Something else brings me to my feet tonight, in the last sitting week before Christmas. I know it is really difficult in the utopian paradise created by Jon Stanhope for backbenchers to obtain much relevance, but I think the “lights out, please” foray of Ms Porter this week has been singularly unfortunate in the festive season. In terms of stating the bleeding obvious—that neighbours should be considerate to one another—it is a pretty thin measure indeed on which to put out a press release.

In the socialist utopia being created by Jon Stanhope, I hope that this is not the beginning of the regulation of Christmas lights, as seems to be being proposed by Ms Porter. I hope that the Stanhope government executive will distance themselves considerably from the proposal that we should regulate Christmas lights. Even with my passions about greenhouse gas emissions I think that, from time to time, a few low-energy lights brighten up the place and express some Christmas cheer—and I use the term “Christmas cheer”. I hope members of this place will not start referring to “the holiday season”. I am quite happy for Ms MacDonald to refer to Hanukkah, but for us it is Christmas.

I think that the Grinch-like outburst from Ms Porter yesterday was entirely inappropriate. There should be no regulation of Christmas lights. Most neighbours get on perfectly well and appreciate the efforts gone to in their neighbourhood to spread a bit of Christmas spirit. I think the intervention by Ms Porter was inappropriate.


MR HARGREAVES (Brindabella—Minister for Disability, Housing and Community Services, Minister for Urban Services and Minister for Police and Emergency Services) (5.38): I want to speak on volunteering. The international day of volunteers was celebrated around the world on 5 December, as it is every year. Through my ministerial portfolios I see the outstanding work done by volunteers in our community. I would like to take this opportunity to recognise some of this endeavour and to acknowledge the volunteers who carry out the work.

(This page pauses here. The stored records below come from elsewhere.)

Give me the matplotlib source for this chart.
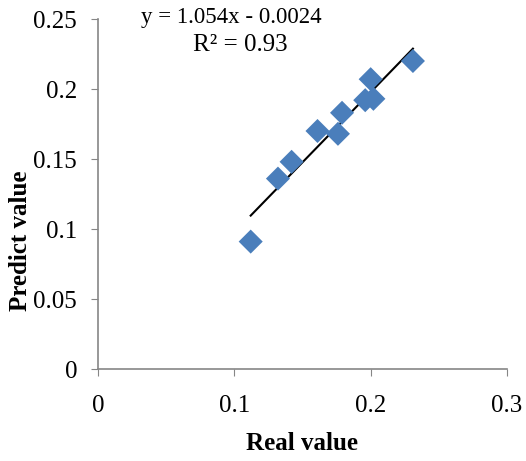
import matplotlib.pyplot as plt
import numpy as np

plt.rcParams["font.family"] = ["Liberation Serif", "DejaVu Serif"]

real_value = [0.112, 0.132, 0.142, 0.161, 0.176, 0.179, 0.196, 0.200, 0.202, 0.231]
predict_value = [0.091, 0.136, 0.148, 0.170, 0.168, 0.183, 0.192, 0.207, 0.193, 0.220]

x_ticks = [0, 0.1, 0.2, 0.3]
x_tick_labels = ["0", "0.1", "0.2", "0.3"]
y_ticks = [0, 0.05, 0.1, 0.15, 0.2, 0.25]
y_tick_labels = ["0", "0.05", "0.1", "0.15", "0.2", "0.25"]

equation = "y = 1.054x - 0.0024"
r_squared = "R² = 0.93"

fig = plt.figure(figsize=(5.26, 4.61), dpi=100)
ax = fig.add_axes([98 / 526, 1 - 369 / 461, 409 / 526, 350 / 461])

ax.scatter(real_value, predict_value, marker="D", s=150, color="#4A7EBB",
           edgecolors="none", zorder=3)

# linear trendline over the data range
slope, intercept = np.polyfit(real_value, predict_value, 1)
xs = np.array([min(real_value), max(real_value)])
ax.plot(xs, slope * xs + intercept, color="black", lw=1.5, zorder=2)

ax.set_xlim(0, 0.3)
ax.set_ylim(0, 0.25)
ax.set_xticks(x_ticks)
ax.set_xticklabels(x_tick_labels)
ax.set_yticks(y_ticks)
ax.set_yticklabels(y_tick_labels)
ax.tick_params(direction="out", length=5, color="#868686", labelsize=18, pad=14)
ax.tick_params(axis="y", pad=10)

for side in ["top", "right"]:
    ax.spines[side].set_visible(False)
for side in ["left", "bottom"]:
    ax.spines[side].set_color("#868686")
    ax.spines[side].set_linewidth(1.2)

fig.text(231 / 526, 1 - 18 / 461, equation, ha="center", va="center", fontsize=16.5)
fig.text(240 / 526, 1 - 45 / 461, r_squared, ha="center", va="center", fontsize=18)

fig.text(21 / 526, 1 - 241 / 461, "Predict value", rotation=90, ha="center",
         va="center", fontsize=18, fontweight="bold")
fig.text(302 / 526, 1 - 443 / 461, "Real value", ha="center", va="center",
         fontsize=18, fontweight="bold")

fig.savefig("out.png", dpi=100)
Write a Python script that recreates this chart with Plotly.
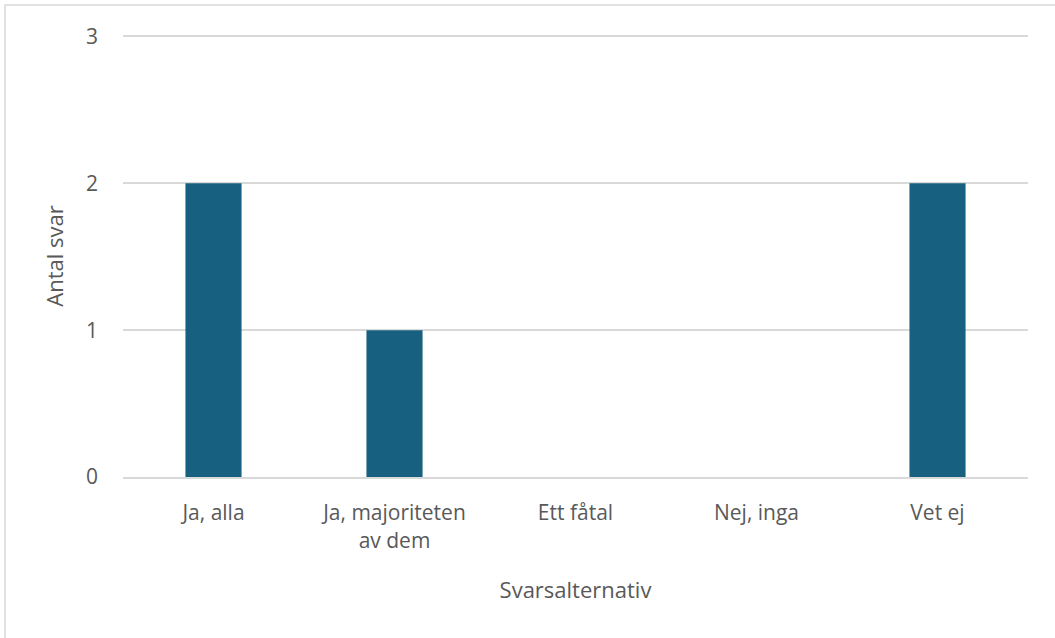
import plotly.graph_objects as go

# data
categories = ['Ja, alla', 'Ja, majoriteten<br>av dem', 'Ett fåtal', 'Nej, inga', 'Vet ej']
antal_svar = [2, 1, 0, 0, 2]
y_ticks = [0, 1, 2, 3]

bar_color = '#17607F'
txt_color = '#595959'
grid_color = '#D9D9D9'

fig = go.Figure(go.Bar(x=categories, y=antal_svar, marker_color=bar_color,
                       marker_line_width=0, width=0.31))

fig.update_layout(
    width=1055, height=638,
    margin=dict(l=123, r=27, t=35, b=161),
    paper_bgcolor='white', plot_bgcolor='white',
    font=dict(family='Open Sans, sans-serif', size=21, color=txt_color),
    showlegend=False,
)
fig.update_xaxes(
    title=dict(text='Svarsalternativ', standoff=30, font=dict(size=22)),
    showline=True, linecolor=grid_color, linewidth=2,
    showgrid=False, ticks='', ticklabelstandoff=16,
)
fig.update_yaxes(
    title=dict(text='Antal svar', standoff=16, font=dict(size=22)),
    range=[0, 3.01], tickvals=y_ticks,
    showgrid=True, gridcolor=grid_color, gridwidth=1.5,
    zeroline=False, showline=False, ticks='', ticklabelstandoff=24,
)

# chart border (only the left and top edges fall inside the picture)
fig.add_shape(type='rect', xref='paper', yref='paper',
              x0=-0.1304, x1=1.06, y0=-0.42, y1=1.0679,
              line=dict(color=grid_color, width=1.5), layer='below')

fig.write_html('out.html', config={'displayModeBar': False},
               post_script="document.body.style.margin='0';")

Volunteers provide many of Canberra’s essential services, such as services provided to the frail aged and people with disabilities, primary health programs, environmental conservation, heritage protection and restoration, services to young persons at risk and the homeless, education, sport and recreation, and, of course, emergency services.

As members are aware, the Canberra community is one of the most diverse communities in Australia. Last weekend we held a multicultural summit, which was attended by nearly 400 people. Many community events are organised across Canberra each year by volunteers from the many cultural and language groups. Other events, such as the National Multicultural Festival, the National Folk Festival and the heritage festival, could not be staged either without the assistance of thousands of volunteers. Indeed, tourism in our city relies heavily on the work of volunteers in conducting events such as Floriade. Volunteers act as guides and explainers in all the major national capital attractions in the ACT.